There are practical trade-offs. Storage adds up fast with RAW. ProRes 8K files may require 1-2GB per minute of storage, so serious shooters will need big, reliable media and a plan for backups. Budget for more than the phone.
The iPad story keeps inching toward a true mobile edit suite. Final Cut Pro for iPad 2.3 includes a new menu bar accessible by swiping down from the top edge and stronger multicam. Live Multicam, where multiple iPhones stream straight into Final Cut Pro on iPad, feels like a new way to run small multi-cam sets.
Limits still show. Critics note that Final Cut Pro for iPad still feels more like iMovie Pro rather than a true professional tool when stacked against DaVinci Resolve. The capture side is racing ahead, the edit side needs to keep pace.
Compatibility is broad enough to matter. The new version requires iPhone XS or later running iOS 18.6 or later, so many existing users get in on the upgrade without buying a new phone.
The bottom line: A new era for iPhone videography
These updates mark Apple's boldest push into professional video yet. With support for ProRes RAW, Apple Log 2, and genlock synchronization, the new models position themselves as powerful filmmaking tools while staying portable and approachable for creators at every level.
For working shooters, the ecosystem blends capability with mobility. Documentary crews can grab broadcast-quality material where big rigs are a nonstarter. Journalists get discreet gear that still meets professional standards. Independent filmmakers pick up cinema-level controls without a cinema-sized budget.
The democratization trend keeps accelerating, but the twist here is integration. Apple is stitching capture, editing, and delivery into one clean workflow across devices.

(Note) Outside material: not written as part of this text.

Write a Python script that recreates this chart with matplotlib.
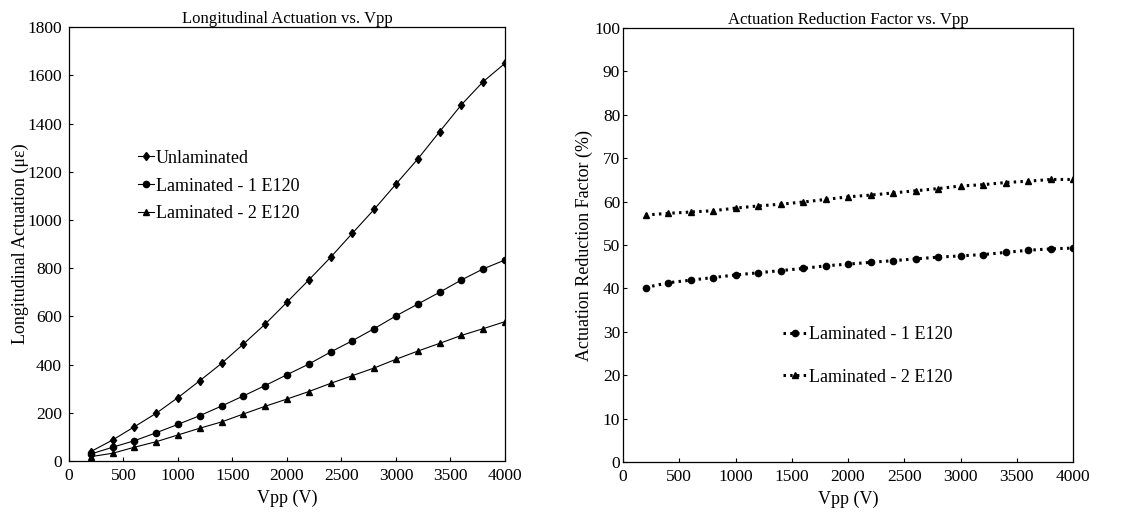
import matplotlib.pyplot as plt

plt.rcParams['font.family'] = ['Liberation Serif', 'DejaVu Serif']

vpp = [200, 400, 600, 800, 1000, 1200, 1400, 1600, 1800, 2000,
       2200, 2400, 2600, 2800, 3000, 3200, 3400, 3600, 3800, 4000]

# longitudinal actuation (micro-strain)
unlaminated = [39, 87, 142, 198, 263, 333, 405, 485, 568, 659,
               751, 845, 945, 1044, 1149, 1253, 1366, 1478, 1574, 1650]
lam_1 = [29, 57, 84, 117, 152, 188, 228, 270, 313, 358,
         402, 452, 499, 549, 602, 651, 700, 751, 797, 834]
lam_2 = [18, 32, 57, 80, 108, 136, 162, 195, 227, 257,
         288, 322, 354, 386, 422, 456, 488, 521, 549, 578]

# actuation reduction factor (%)
arf_1 = [40.2, 41.3, 41.9, 42.5, 43.1, 43.6, 44.1, 44.6, 45.2, 45.6,
         46.0, 46.4, 46.8, 47.2, 47.5, 47.8, 48.3, 48.8, 49.1, 49.3]
arf_2 = [56.9, 57.3, 57.6, 57.9, 58.5, 59.0, 59.4, 59.9, 60.5, 61.1,
         61.5, 62.0, 62.5, 63.0, 63.6, 63.9, 64.4, 64.7, 65.1, 65.1]

fig = plt.figure(figsize=(11.44, 5.13), dpi=100)
ax1 = fig.add_axes([0.0603, 0.1014, 0.3811, 0.8456])
ax2 = fig.add_axes([0.5446, 0.0994, 0.3934, 0.8460])

fs = 12.5

ax1.plot(vpp, unlaminated, color='k', lw=0.8, marker='d', ms=4.5, label='Unlaminated')
ax1.plot(vpp, lam_1, color='k', lw=0.8, marker='o', ms=4.5, label='Laminated - 1 E120')
ax1.plot(vpp, lam_2, color='k', lw=0.8, marker='^', ms=4.5, label='Laminated - 2 E120')
ax1.set_xlim(0, 4000)
ax1.set_ylim(0, 1800)
ax1.set_xticks(range(0, 4001, 500))
ax1.set_yticks(range(0, 1801, 200))
ax1.set_title('Longitudinal Actuation vs. Vpp', fontsize=12, pad=3)
ax1.set_xlabel('Vpp (V)', fontsize=13, labelpad=4)
ax1.set_ylabel('Longitudinal Actuation (\u03bc\u03b5)', fontsize=13, labelpad=-1)
ax1.legend(loc='upper left', bbox_to_anchor=(0.12, 0.755), frameon=False,
           fontsize=13, handlelength=0.9, handletextpad=0.1, labelspacing=0.6)
ax1.tick_params(labelsize=fs, length=3, width=0.8, direction='in', pad=5)

ax2.plot(vpp, arf_1, color='k', lw=2.2, ls=(0, (0.8, 1.4)), marker='o', ms=4.5,
         label='Laminated - 1 E120')
ax2.plot(vpp, arf_2, color='k', lw=2.2, ls=(0, (0.8, 1.4)), marker='^', ms=4.5,
         label='Laminated - 2 E120')
ax2.set_xlim(0, 4000)
ax2.set_ylim(0, 100)
ax2.set_xticks(range(0, 4001, 500))
ax2.set_yticks(range(0, 101, 10))
ax2.set_title('Actuation Reduction Factor vs. Vpp', fontsize=12, pad=3)
ax2.set_xlabel('Vpp (V)', fontsize=13, labelpad=4)
ax2.set_ylabel('Actuation Reduction Factor (%)', fontsize=13, labelpad=1)
ax2.legend(loc='upper left', bbox_to_anchor=(0.32, 0.35), frameon=False,
           fontsize=13, handlelength=1.3, handletextpad=0.1, labelspacing=1.4)
ax2.tick_params(labelsize=fs, length=3, width=0.8, direction='in', pad=5)
ax2.tick_params(axis='y', pad=2)

for ax in (ax1, ax2):
    for s in ax.spines.values():
        s.set_linewidth(0.9)

fig.savefig('out.png', dpi=100)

The larger shift is mindset. The question is no longer whether phones can keep up with pro cameras, it is how traditional workflows bend to include mobile-first tools. If you are a pro adding a nimble B-cam, or a new filmmaker finally stepping into pro territory, Final Cut Camera 2.0 and ProRes RAW support feel like a real turning point.
Apple clearly thinks the future of filmmaking includes a device that fits in your pocket, and these updates make a pretty convincing case.